• _What to produce_
State the number of lines, and only that number, in which the word "page" appears.

[START OF Exercise material]

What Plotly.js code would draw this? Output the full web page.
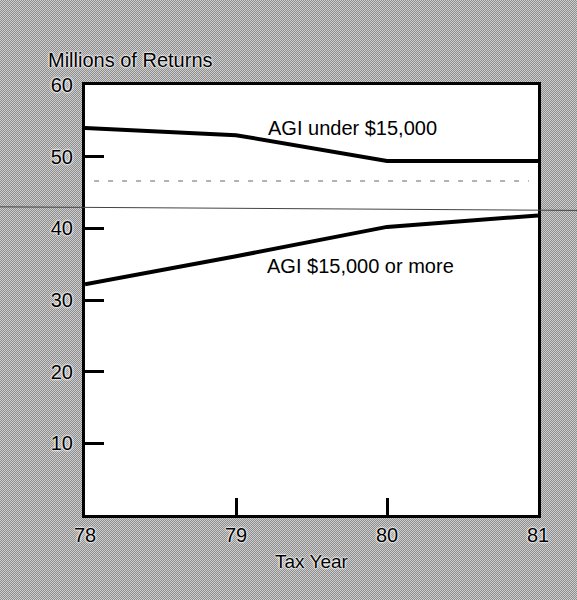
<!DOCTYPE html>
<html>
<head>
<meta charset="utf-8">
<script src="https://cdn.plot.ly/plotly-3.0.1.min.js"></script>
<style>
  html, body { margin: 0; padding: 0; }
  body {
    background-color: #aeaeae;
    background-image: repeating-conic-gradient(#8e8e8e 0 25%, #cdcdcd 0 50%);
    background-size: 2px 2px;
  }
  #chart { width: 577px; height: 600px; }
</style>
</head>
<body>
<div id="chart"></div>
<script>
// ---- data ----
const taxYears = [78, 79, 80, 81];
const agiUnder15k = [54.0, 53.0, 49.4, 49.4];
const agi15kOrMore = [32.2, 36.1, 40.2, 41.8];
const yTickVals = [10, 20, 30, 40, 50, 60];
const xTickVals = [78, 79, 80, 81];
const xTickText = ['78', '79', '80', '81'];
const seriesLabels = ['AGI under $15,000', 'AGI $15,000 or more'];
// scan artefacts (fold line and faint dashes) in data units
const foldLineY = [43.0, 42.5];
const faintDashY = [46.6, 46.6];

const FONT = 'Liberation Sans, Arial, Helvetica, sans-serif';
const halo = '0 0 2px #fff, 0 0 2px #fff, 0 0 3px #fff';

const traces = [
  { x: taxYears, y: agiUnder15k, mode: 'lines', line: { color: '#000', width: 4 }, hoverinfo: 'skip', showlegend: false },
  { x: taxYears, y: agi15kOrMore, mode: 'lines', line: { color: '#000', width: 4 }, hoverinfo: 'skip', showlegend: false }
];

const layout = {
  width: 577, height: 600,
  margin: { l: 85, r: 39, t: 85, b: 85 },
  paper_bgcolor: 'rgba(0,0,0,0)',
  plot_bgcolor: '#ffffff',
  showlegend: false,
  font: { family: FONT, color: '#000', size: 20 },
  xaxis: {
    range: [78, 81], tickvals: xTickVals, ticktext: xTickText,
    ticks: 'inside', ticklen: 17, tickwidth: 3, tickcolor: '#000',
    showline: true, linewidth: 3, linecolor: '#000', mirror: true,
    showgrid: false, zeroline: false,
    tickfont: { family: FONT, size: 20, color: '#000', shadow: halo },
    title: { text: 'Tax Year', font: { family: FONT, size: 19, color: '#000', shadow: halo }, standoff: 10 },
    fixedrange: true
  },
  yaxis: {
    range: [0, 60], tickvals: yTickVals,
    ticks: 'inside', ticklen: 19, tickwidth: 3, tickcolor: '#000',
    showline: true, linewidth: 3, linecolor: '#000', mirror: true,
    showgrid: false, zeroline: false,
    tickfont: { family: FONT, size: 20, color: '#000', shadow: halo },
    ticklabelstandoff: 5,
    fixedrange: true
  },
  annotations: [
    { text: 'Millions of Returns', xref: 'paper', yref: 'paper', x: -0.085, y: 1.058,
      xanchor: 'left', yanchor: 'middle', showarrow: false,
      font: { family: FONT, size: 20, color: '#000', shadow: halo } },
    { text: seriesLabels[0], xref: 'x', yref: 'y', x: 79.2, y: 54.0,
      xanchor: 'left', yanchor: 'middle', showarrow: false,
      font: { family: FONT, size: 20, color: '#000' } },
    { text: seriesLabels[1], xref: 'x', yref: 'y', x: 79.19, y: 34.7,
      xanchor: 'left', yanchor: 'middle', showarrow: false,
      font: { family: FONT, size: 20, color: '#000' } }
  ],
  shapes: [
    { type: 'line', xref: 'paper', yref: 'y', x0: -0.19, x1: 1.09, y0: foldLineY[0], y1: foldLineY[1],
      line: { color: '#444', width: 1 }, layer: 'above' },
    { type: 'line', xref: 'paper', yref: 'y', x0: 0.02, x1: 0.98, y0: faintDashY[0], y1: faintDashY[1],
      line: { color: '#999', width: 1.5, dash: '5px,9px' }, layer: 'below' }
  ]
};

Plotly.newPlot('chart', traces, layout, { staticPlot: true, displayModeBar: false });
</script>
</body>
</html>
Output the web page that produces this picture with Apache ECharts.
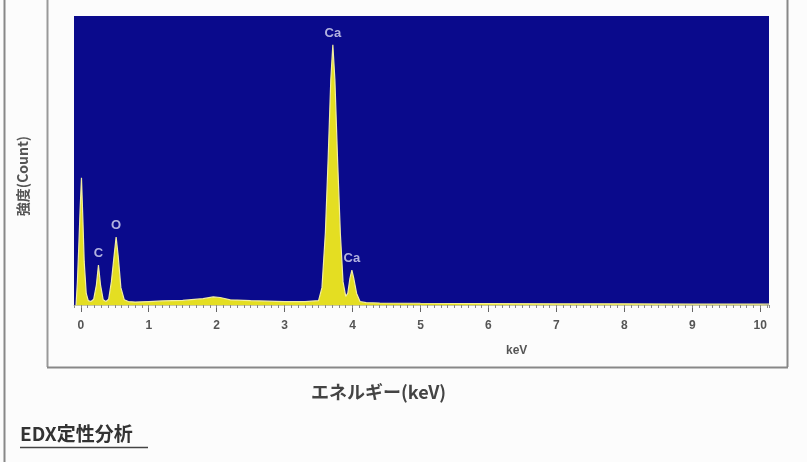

[END OF Exercise material]

• _Task output_
2